_WHAT YOU SHOULD DO:_
Search the records for the word "Rebuild" and report each line that has it.
## BEGIN DATA SHOWN
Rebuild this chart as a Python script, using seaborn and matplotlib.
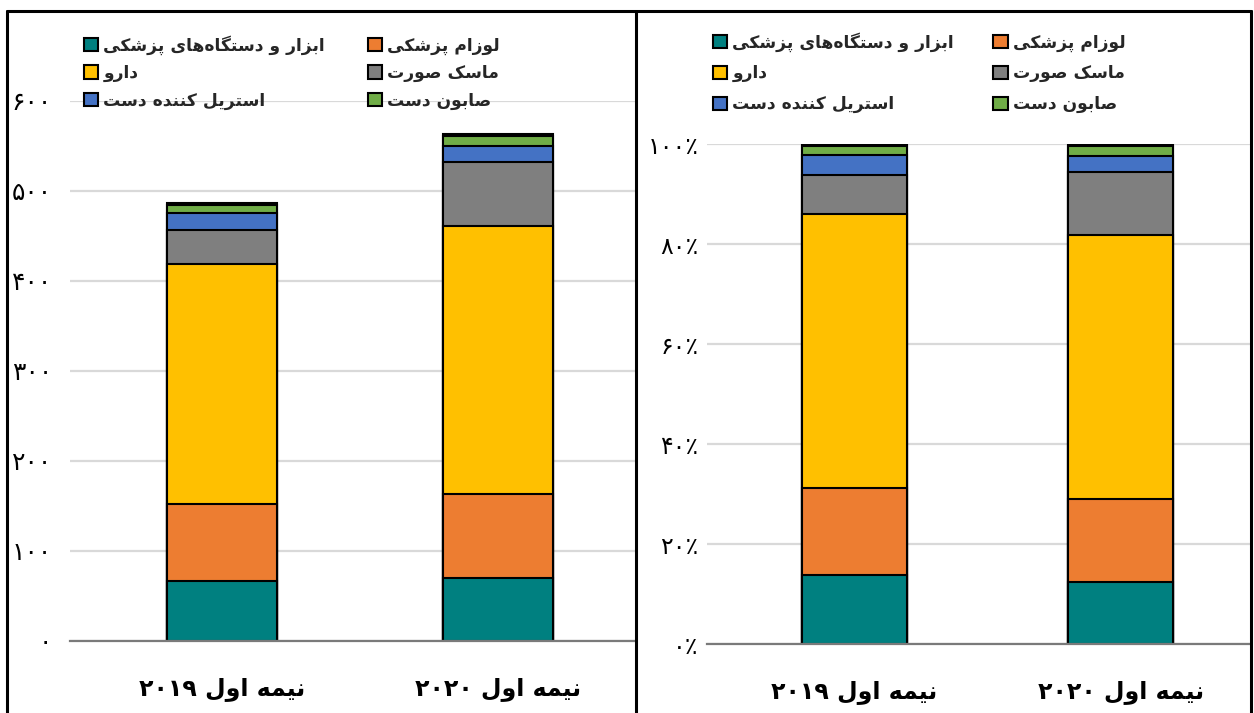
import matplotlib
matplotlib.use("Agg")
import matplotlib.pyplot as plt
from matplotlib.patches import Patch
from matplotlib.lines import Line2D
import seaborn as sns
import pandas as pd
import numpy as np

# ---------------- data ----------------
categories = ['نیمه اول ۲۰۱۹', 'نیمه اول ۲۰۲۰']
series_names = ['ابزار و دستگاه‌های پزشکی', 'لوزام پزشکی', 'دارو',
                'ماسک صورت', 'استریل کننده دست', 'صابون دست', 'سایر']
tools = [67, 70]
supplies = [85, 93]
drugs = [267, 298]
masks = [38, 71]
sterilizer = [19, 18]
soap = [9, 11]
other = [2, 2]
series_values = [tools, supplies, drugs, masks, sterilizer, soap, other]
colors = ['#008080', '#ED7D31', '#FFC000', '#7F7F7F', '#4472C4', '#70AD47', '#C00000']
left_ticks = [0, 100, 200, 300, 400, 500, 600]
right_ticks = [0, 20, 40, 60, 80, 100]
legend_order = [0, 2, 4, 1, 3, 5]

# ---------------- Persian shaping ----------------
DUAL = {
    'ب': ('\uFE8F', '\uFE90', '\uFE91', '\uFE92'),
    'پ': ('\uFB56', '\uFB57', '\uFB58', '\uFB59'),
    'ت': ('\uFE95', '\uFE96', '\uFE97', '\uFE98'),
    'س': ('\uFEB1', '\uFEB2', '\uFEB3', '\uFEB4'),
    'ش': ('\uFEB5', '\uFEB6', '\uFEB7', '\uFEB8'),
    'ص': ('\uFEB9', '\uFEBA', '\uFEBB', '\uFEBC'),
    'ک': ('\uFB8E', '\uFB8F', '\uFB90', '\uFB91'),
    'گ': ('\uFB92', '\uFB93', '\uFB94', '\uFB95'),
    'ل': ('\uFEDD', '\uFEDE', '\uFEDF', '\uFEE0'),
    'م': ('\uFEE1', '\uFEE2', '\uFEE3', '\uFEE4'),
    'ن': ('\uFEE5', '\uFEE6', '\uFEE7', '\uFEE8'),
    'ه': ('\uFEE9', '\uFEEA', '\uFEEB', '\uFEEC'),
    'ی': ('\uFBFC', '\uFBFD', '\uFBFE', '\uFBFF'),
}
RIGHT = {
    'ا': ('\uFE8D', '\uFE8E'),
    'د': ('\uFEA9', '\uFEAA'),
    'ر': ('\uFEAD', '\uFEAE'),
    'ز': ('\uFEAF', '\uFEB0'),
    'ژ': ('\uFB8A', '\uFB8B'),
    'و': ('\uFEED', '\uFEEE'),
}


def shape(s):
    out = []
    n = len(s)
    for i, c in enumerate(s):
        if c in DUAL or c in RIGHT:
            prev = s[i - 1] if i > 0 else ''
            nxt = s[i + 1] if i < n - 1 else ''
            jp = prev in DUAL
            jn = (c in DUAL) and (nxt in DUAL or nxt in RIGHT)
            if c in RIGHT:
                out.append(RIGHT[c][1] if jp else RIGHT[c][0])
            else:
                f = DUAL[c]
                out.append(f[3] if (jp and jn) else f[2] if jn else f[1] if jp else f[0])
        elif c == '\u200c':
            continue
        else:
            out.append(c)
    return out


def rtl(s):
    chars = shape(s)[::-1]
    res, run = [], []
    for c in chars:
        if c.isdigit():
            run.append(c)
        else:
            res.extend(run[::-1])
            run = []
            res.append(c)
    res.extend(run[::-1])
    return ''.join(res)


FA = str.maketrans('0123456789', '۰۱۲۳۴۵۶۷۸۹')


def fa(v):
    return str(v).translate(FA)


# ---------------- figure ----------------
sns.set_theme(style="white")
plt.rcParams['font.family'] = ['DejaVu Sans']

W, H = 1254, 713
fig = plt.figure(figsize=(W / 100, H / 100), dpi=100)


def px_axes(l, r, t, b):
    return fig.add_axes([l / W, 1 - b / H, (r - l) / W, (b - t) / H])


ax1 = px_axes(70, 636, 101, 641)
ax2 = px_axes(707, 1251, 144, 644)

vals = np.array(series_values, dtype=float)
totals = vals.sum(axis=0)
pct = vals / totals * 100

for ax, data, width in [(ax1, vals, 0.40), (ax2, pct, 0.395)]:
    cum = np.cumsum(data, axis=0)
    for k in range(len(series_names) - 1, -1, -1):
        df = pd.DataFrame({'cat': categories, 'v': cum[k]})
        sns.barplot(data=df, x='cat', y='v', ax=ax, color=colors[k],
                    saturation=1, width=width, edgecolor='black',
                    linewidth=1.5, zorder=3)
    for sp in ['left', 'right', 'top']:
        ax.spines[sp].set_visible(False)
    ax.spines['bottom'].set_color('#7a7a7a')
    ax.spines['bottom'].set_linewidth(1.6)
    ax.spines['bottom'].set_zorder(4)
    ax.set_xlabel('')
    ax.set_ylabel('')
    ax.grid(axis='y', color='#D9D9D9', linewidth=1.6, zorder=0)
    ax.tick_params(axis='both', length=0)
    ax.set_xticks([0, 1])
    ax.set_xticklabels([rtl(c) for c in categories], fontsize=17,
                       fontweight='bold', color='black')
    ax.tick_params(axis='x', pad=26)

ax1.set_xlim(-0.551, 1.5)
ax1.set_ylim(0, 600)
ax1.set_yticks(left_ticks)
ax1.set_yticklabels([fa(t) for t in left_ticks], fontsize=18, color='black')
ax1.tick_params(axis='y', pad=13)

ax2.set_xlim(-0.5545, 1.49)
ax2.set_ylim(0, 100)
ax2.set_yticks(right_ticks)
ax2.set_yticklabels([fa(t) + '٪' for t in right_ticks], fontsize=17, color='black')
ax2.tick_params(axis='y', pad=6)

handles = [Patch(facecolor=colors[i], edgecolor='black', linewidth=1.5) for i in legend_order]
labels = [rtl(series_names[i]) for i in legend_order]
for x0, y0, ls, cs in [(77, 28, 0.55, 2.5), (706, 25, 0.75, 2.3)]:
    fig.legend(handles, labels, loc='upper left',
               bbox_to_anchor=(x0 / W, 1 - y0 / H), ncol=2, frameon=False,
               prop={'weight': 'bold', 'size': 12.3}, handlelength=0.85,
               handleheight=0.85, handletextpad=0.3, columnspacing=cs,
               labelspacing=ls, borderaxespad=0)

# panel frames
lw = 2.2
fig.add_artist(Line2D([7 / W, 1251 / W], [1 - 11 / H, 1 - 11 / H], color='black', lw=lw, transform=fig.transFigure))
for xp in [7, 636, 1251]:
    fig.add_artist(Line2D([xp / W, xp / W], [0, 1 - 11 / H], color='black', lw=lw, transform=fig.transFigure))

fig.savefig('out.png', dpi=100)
## END DATA SHOWN
## BEGIN DATA SHOWN
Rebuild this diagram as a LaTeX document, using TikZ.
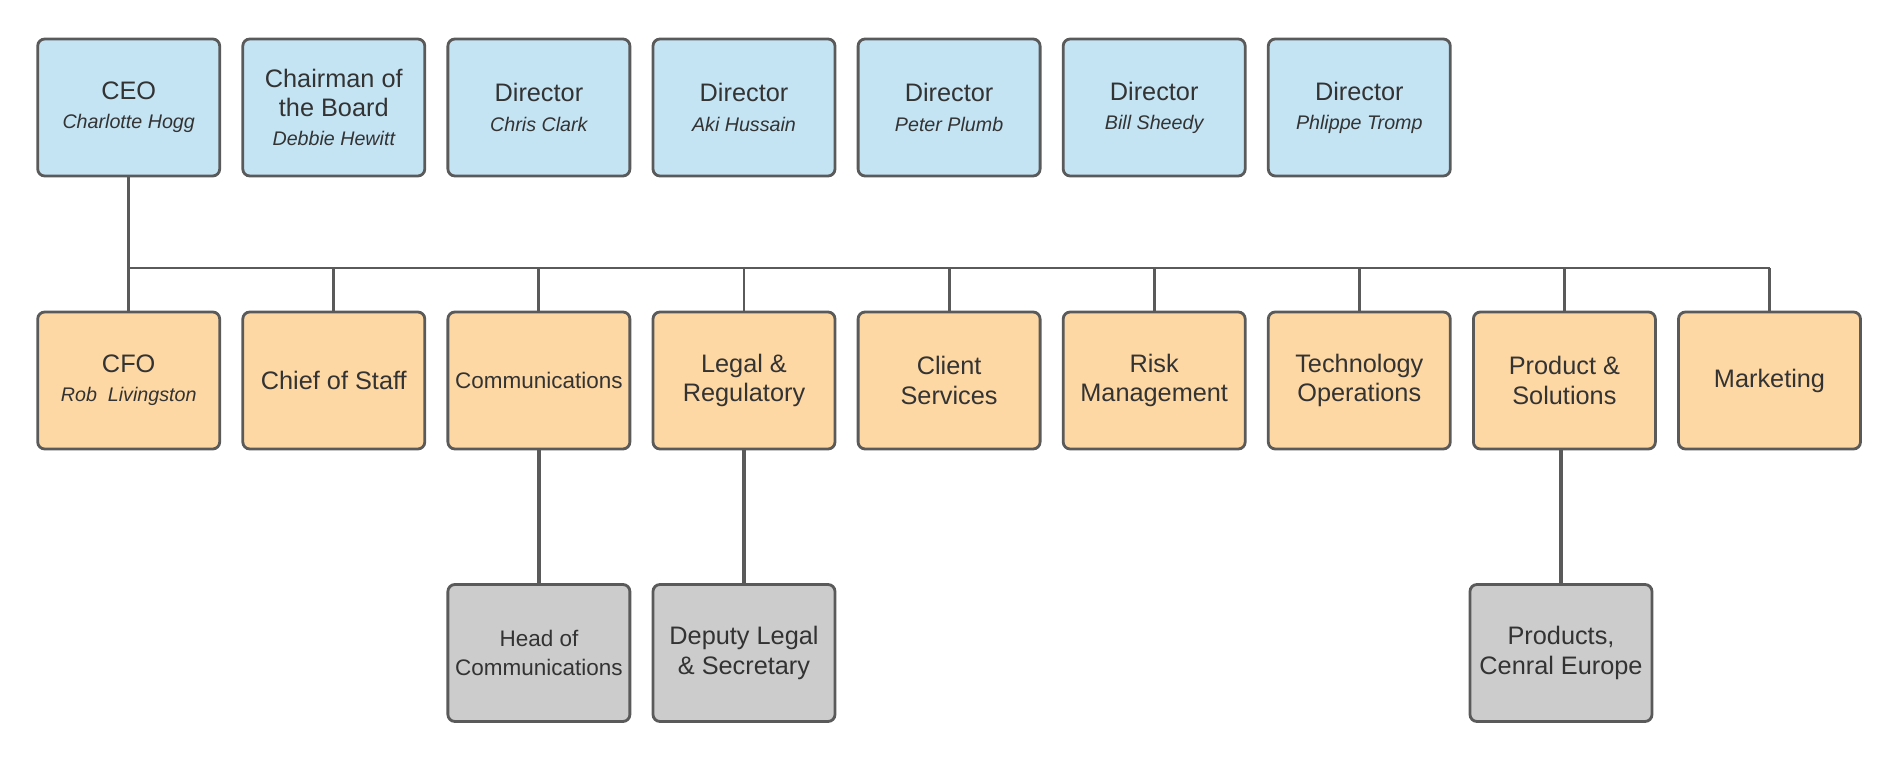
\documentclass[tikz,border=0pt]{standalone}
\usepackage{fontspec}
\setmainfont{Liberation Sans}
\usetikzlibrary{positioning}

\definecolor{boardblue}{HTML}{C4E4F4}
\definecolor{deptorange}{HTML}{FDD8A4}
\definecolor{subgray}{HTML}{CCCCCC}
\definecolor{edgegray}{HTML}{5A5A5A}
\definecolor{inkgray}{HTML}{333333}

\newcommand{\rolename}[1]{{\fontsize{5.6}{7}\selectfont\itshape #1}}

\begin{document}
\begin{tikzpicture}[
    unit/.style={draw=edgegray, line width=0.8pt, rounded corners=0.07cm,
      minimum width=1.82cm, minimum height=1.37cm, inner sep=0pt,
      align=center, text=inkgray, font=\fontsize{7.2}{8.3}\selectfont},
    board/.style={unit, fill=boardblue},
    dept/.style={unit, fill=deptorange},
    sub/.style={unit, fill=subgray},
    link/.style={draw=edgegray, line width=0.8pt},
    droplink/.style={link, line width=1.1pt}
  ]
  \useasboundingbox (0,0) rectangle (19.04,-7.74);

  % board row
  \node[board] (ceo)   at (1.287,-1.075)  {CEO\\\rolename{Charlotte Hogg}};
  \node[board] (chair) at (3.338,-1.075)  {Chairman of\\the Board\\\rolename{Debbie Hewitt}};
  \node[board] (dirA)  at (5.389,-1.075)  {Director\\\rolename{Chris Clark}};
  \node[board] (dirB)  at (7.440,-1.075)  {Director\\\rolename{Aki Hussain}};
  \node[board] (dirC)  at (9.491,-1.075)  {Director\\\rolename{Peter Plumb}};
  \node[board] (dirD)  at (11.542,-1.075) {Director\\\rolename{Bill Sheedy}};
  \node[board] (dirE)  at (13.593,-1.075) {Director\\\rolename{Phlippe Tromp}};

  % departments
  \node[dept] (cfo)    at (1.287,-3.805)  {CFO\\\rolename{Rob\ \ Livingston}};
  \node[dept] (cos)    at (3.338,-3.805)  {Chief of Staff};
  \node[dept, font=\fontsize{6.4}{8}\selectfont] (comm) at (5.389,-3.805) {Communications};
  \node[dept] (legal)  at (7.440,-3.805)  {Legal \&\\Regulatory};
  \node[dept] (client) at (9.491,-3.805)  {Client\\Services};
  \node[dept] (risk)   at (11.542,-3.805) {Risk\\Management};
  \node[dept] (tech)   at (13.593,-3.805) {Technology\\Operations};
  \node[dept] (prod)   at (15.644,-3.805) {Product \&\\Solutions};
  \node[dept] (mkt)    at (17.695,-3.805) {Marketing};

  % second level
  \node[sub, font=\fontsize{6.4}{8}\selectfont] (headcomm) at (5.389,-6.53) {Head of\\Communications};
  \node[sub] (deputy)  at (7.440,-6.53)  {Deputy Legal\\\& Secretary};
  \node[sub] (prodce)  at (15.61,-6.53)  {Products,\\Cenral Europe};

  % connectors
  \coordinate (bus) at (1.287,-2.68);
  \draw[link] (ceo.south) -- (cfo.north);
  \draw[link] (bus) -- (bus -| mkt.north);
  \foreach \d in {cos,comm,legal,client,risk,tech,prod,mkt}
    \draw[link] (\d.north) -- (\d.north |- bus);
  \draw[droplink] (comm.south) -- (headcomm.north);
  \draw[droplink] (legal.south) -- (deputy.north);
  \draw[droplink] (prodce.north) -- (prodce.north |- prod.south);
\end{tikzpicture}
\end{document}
## END DATA SHOWN
_RESULT OF THIS TASK:_
Rebuild this chart as a Python script, using seaborn and matplotlib.
Rebuild this diagram as a LaTeX document, using TikZ.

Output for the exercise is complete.